When I was pregnant with me son, I tried to get as much out of the way as possible so that I could still graduate on time. I went to school all year round while working full-time and already having had a baby the year before. The financial aid department assured me I had enough money to attend summer school, so I did—as taxing as it was on my body and mind. It wasn’t until after I started the fall semester that I was sent a notification saying that I owed VCU over $4,000 and it would have to be paid before my next semester began. That gave me three months at best, which wasn’t going to happen. So I ended up having to temporarily drop out of school—working hard to gradually pay that money off before I could return. I didn’t have any help. I didn’t have a well-off family member who gave me the money. I didn’t raise the money. No. I WORKED for it. And looking back on it, I see exactly why God allowed me to acquire the position I did where I was earning more money so that I could afford to pay it off. People automatically assumed it was because I had kids that I wasn’t in school anymore…or that I got lazy…or whatever else they thought. I always knew I wanted to go back to school, but there did come a time where it seemed so out of reach. But looking back, now I know it was just all about God’s timing for my life. I had gotten comfortable with the idea of not going back to school if it wasn’t in God’s will, and as soon as I had peace about that–He opened up the door for me. By the time I came back to school, the department I was in had grown and become more accredited and more prestigious, and therefore my degree would carry more weight, in a sense. We also got brand new equipment the very same semester I returned, so while I had been afraid of getting back into the swing of things and not being up to par like my classmates were who had been progressing within our major with no breaks or delays—we all ended up having to learn how to operate the new equipment at the same time. Even cooler, this year was VCU’s first time honoring minority students in a completely separate ceremony, and I got to be a part of the first annual “Donning of the Kente” ceremony where only about fifty of us African-American students were recognized in a beautiful and intimate celebration. It was great! This is something I wouldn’t have been able to experience if I had graduated “on time,” and I always wanted one of those ethnic stoles 😀
On the very first day of class, I talked to these professors—explaining my situation—you know, the whole: This is my last year of school, I refuse to fail, how I wanted to make sure I stayed on top of things, how I’d be willing to do whatever it took to ensure my success throughout the course, yaddy, yadda, yah…

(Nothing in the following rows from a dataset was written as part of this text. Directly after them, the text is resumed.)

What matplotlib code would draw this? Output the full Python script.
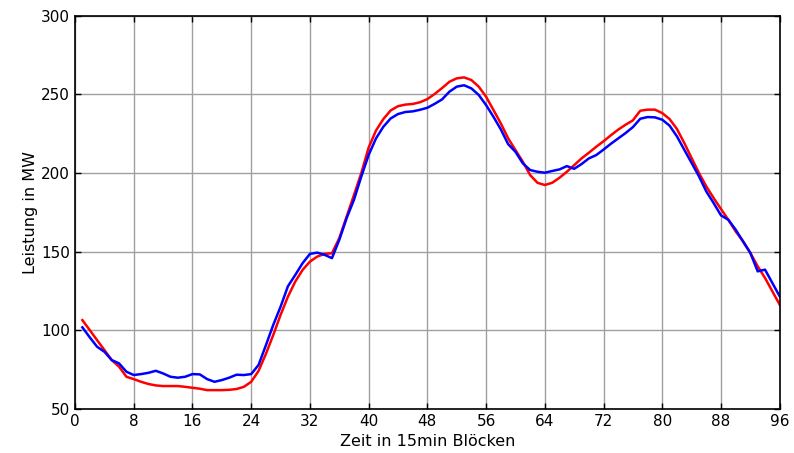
import numpy as np
import matplotlib
matplotlib.use("Agg")
import matplotlib.pyplot as plt

# 15-min blocks 1..96
blocks = np.arange(1, 97)

# red series (MW)
rot = [106.5, 100.2, 93.8, 87.5, 81.1, 76.9, 70.5, 69.0, 67.3, 65.9,
       65.0, 64.6, 64.6, 64.6, 64.1, 63.5, 62.9, 62.0, 62.0, 62.0,
       62.2, 62.7, 64.1, 67.3, 74.2, 85.0, 97.0, 109.8, 121.4, 131.0,
       138.4, 143.7, 146.9, 148.6, 149.0, 158.6, 172.3, 186.0, 200.0, 216.2,
       227.0, 234.3, 239.8, 242.5, 243.5, 243.9, 245.0, 247.0, 250.3, 254.0,
       258.0, 260.2, 260.8, 259.1, 254.9, 248.5, 240.1, 231.6, 222.1, 214.6,
       207.2, 198.7, 193.8, 192.4, 193.8, 197.0, 200.8, 205.0, 209.3, 212.9,
       216.7, 220.2, 224.0, 227.6, 230.7, 233.5, 239.6, 240.3, 240.3, 238.1,
       234.3, 228.0, 219.1, 209.5, 200.0, 191.5, 184.1, 177.1, 170.3, 162.9,
       156.6, 149.2, 140.7, 133.3, 124.8, 116.3]

# blue series (MW)
blau = [101.9, 95.6, 89.6, 86.4, 81.1, 79.0, 73.7, 71.6, 72.2, 73.0,
        74.3, 72.6, 70.5, 69.9, 70.5, 72.2, 72.0, 69.0, 67.3, 68.4,
        69.9, 71.8, 71.6, 72.2, 78.0, 90.5, 103.4, 115.0, 128.0, 135.2,
        142.7, 148.6, 149.4, 148.0, 145.9, 157.5, 171.3, 183.0, 197.8, 211.5,
        222.0, 229.4, 234.7, 237.5, 238.8, 239.2, 240.2, 241.5, 244.0, 246.8,
        251.7, 254.9, 255.8, 253.8, 249.6, 243.2, 235.8, 227.8, 218.4, 213.5,
        206.2, 201.9, 200.8, 200.2, 201.3, 202.3, 204.4, 202.7, 205.7, 209.3,
        211.4, 214.9, 218.6, 222.0, 225.4, 229.2, 234.5, 235.6, 235.4, 233.9,
        230.1, 223.3, 214.8, 206.4, 197.9, 188.3, 180.9, 173.1, 170.3, 164.0,
        156.6, 149.2, 137.5, 138.6, 130.1, 121.6]

fig = plt.figure(figsize=(7.94, 4.53), dpi=100)
ax = fig.add_axes([0.0945, 0.0971, 0.8875, 0.8682])

ax.plot(blocks, rot, color="#ff0000", lw=1.8)
ax.plot(blocks, blau, color="#0000ff", lw=1.8)

ax.set_xlim(0, 96)
ax.set_ylim(50, 300)
ax.set_xticks(np.arange(0, 97, 8))
ax.set_yticks(np.arange(50, 301, 50))
ax.grid(True, color="#a0a0a0", lw=1.0)
ax.set_axisbelow(True)

ax.tick_params(direction="in", top=True, right=True, labelsize=11,
               length=4, width=1, colors="black")
for s in ax.spines.values():
    s.set_linewidth(1.2)

ax.set_xlabel("Zeit in 15min Blöcken", fontsize=11.5, labelpad=4)
ax.set_ylabel("Leistung in MW", fontsize=11.5, labelpad=2)

fig.savefig("out.png", dpi=100)
plt.close(fig)
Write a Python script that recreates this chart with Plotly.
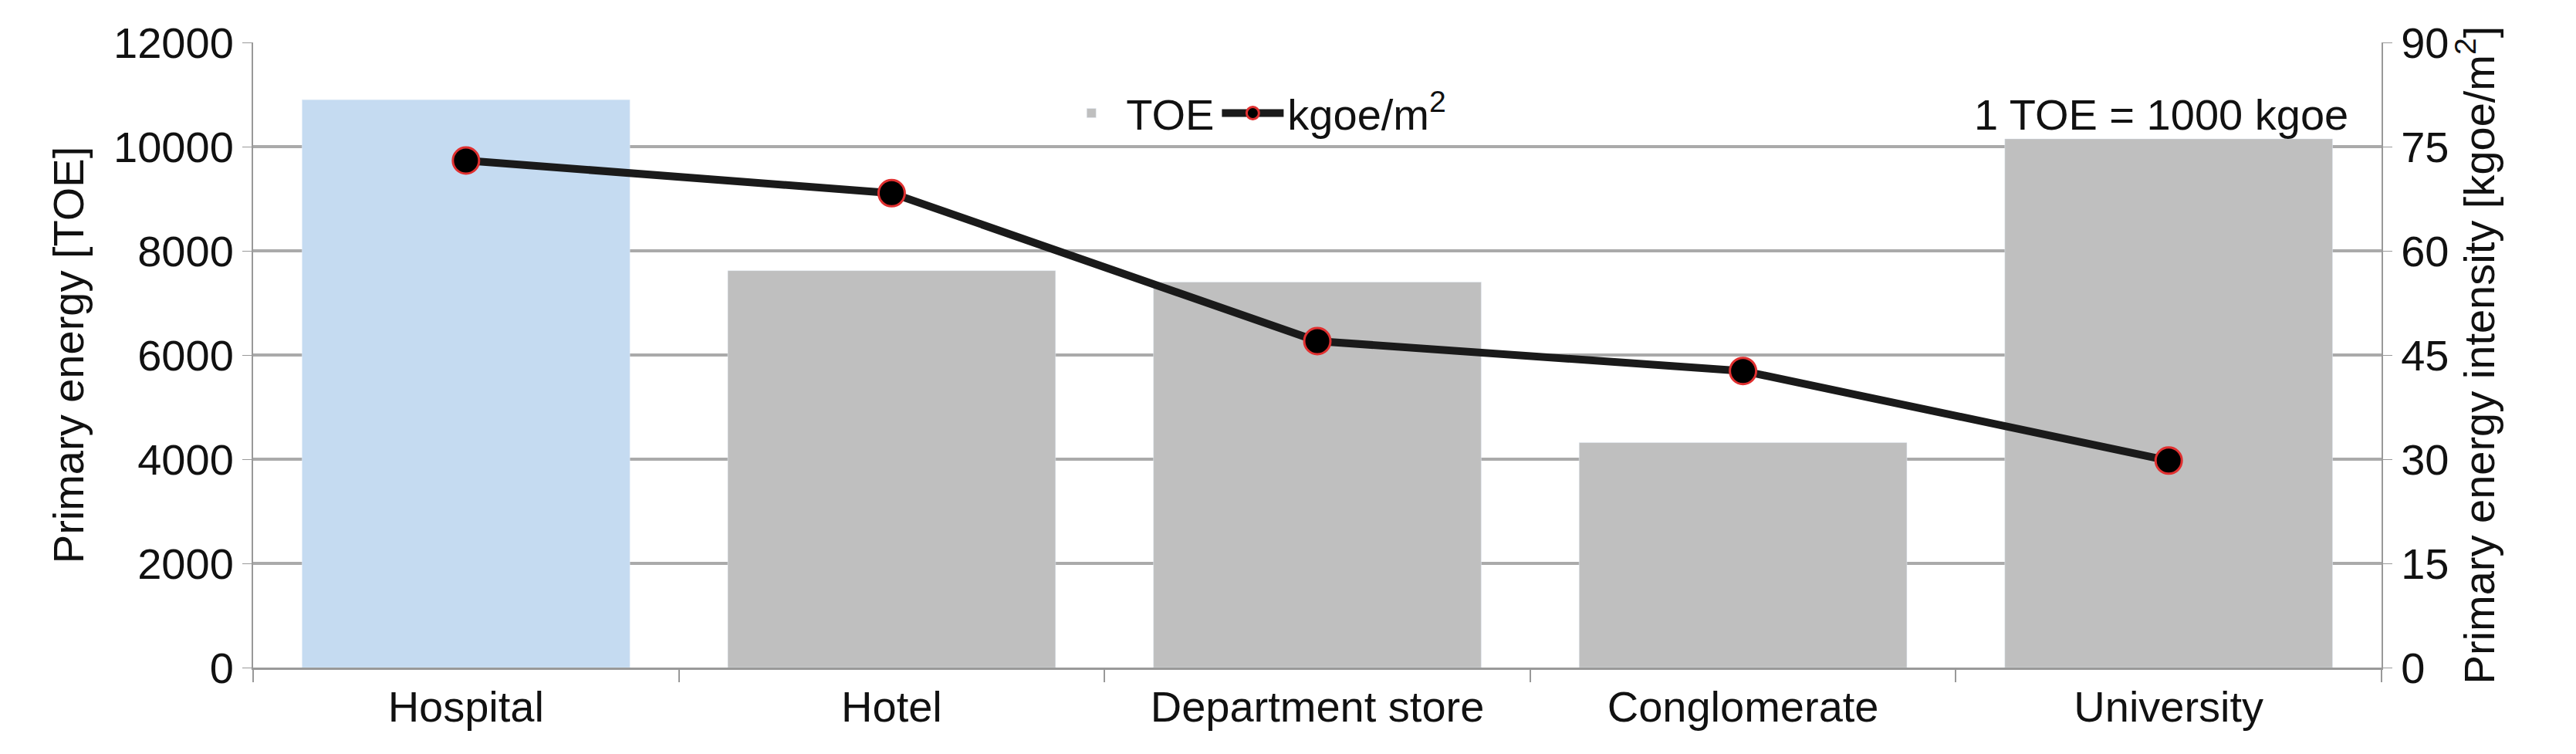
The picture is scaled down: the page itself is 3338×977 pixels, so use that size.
import plotly.graph_objects as go

categories = ["Hospital", "Hotel", "Department store", "Conglomerate", "University"]
toe = [10900, 7620, 7400, 4320, 10150]
intensity = [73.0, 68.3, 47.0, 42.7, 29.8]
bar_colors = ["#c5dbf1", "#bfbfbf", "#bfbfbf", "#bfbfbf", "#bfbfbf"]

F = dict(family="Liberation Sans, Arial", size=56, color="#111")
fig = go.Figure()
fig.add_trace(go.Bar(x=categories, y=toe, marker_color=bar_colors, width=0.77,
                     name="TOE", yaxis="y", showlegend=False))
fig.add_trace(go.Bar(x=categories, y=[None]*5, name="TOE", marker_color="#bfbfbf"))
fig.add_trace(go.Scatter(x=categories, y=intensity, yaxis="y2", mode="lines+markers",
                         name="kgoe/m<sup>2</sup>",
                         line=dict(color="#1a1a1a", width=10),
                         marker=dict(size=34, color="black", line=dict(color="#e03030", width=3))))
fig.update_layout(
    width=3338, height=977, paper_bgcolor="white", plot_bgcolor="white",
    margin=dict(l=320, r=260, t=47, b=120),
    font=F, bargap=0.23, showlegend=True, barmode="overlay",
    legend=dict(orientation="h", x=0.47, xanchor="center", y=0.94, yanchor="top",
                font=dict(family="Liberation Sans, Arial", size=56), bgcolor="rgba(0,0,0,0)",
                itemwidth=80),
    xaxis=dict(showline=True, linecolor="#999", linewidth=3, ticks="outside",
               tickson="boundaries", ticklen=16, tickcolor="#999", tickwidth=2, tickfont=F),
    yaxis=dict(range=[0, 12000], dtick=2000, tickformat="d", showgrid=True, gridcolor="#aaa", gridwidth=4,
               showline=True, linecolor="#999", linewidth=2, ticks="outside", ticklen=12,
               tickcolor="#999", tickfont=F, zeroline=False,
               title=dict(text="Primary energy [TOE]", font=F, standoff=20)),
    yaxis2=dict(range=[0, 90], dtick=15, overlaying="y", side="right", showgrid=False,
                showline=True, linecolor="#999", linewidth=2, ticks="outside", ticklen=12,
                tickcolor="#999", tickfont=F, zeroline=False,
                title=dict(text="Primary energy intensity [kgoe/m<sup>2</sup>]", font=F, standoff=20)),
    annotations=[dict(text="1 TOE = 1000 kgoe", xref="paper", yref="paper", x=0.985, y=0.885,
                      xanchor="right", yanchor="middle", showarrow=False, font=F)],
)
fig.write_html("out.html")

Now, I know I don’t need to defend myself, but I want to put things in perspective for you; there are people in this world who get a kick out of kicking others. These people enjoy having some sort of control (or thinking they have control) over your circumstance in some form or fashion. So when I had this discussion with my professors, they seemed eager to help me and make sure I passed with flying colors! Yet, as the time went on—their true motives became very clear; they would soon show that they had no intention of allowing me to graduate, especially if they had the control to give me whatever grade they saw fit. I had one professor who got upset when I asked a question in class because she said it made her look inadequate. She went on to say that I was a bully and a disruption in the classroom. Can I get anyone…I mean ANYONE to vouch for me? HA! I have never, by any means, been a distraction in class or a bully or anything along those lines—ever in my life. But…since she was an Asian woman who has a particular view about black women in America, and was so “threatened” she felt like she could say anything to me and I was just supposed to accept it. I always treated her with respect; she simply didn’t like that I would ask questions because she never had an intelligent answer to give. She told me once that I talked to her as if I were somebody. My response was, “Are you suggesting I’m not? Everyone should speak as if they are somebody because they are.” She went on to say that I needed to remember that I was her subordinate and should act as such. There’s a longer version to this story that includes me having to write a formal complaint on her which included a 10-page report on the different forms of discrimination I received from her.
I say that to say, my grades weren’t where they needed to be for several reasons, but none of those reasons included me not being smart enough, disciplined enough, or knowledgeable enough. In the grand scheme of things, it had everything to do with an enemy trying to fight against you (or in this case ME) when you’re trying to break certain limitations off of your life for yourself and future generations.
See, I didn’t just have to pass my classes to graduate–I had to ACE at least two of them. Well, I am PROUD to say that I finished my last semester of undergrad the exact SAME way I started it: taking 5 classes & receiving 4 “A’s” and 1 “C.” And no, I ain’t sweatin’ that “C”; it was for a class I absolutely hated, taught under a lecture style that I don’t excel in, and it was a subject that had zero to do with my major or minor. So I’ll take the “C”! Not only that, I MADE HISTORY! I was the very first-ever female at Virginia Commonwealth University to produce a documentary on her own; I was the FIRST student from the program to produce a documentary longer than 10min (my final submission was 20+ minutes long). It airs on PBS Friday, June 10th, and I hope you tune in and tell everybody you know to do the same! Lord knows I worked hard.
I am still just taking everything in that has transpired over the past couple of days. I appreciate all who took time out of their schedules to celebrate with me—even if it wasn’t convenient. That means more to me than you will ever know. I LIVE WITH people who didn’t think enough of me to attend or wish me well; so when I tell you it means a lot to me—believe it. This entire experience has been eye-opening and life-altering. Against all odds, I MADE IT!
When I tell you the enemy was working overtime to make sure this day didn’t come for me—THAT is why it means so much! I have no doubt that this whole process was necessary to drive me further into my destiny, and I’m honored to be chosen by God for such a task. I am a part of a first-generation of college graduates! My grandmother has roughly 30 grandchildren (NOT including great-grandchildren) and less than ten of us are college graduates. I was raised in POVERTY in section-8 housing by a single mother who worked two jobs to make sure we had what we needed, and God never failed us! She took in other people’s children when she didn’t have to and opened her doors to others even when we didn’t have “space.” But seeing her sacrifice is what has pushed me, along with an inner witness that said, “You HAVE to do this! And you CAN do this! Because this is so much bigger than you right now!”
May I forever be all the motivation my children need to keep pushing when times get hard—just like my mother was for me.
I dedicate this post and even my degree(s) to you, Mom. You, my lady, are the REAL M.V.P.
I also want to thank everyone who participated in my documentary and/or came to the Watch Party for it. I truly believe God has something special in store for you for being such a blessing to me!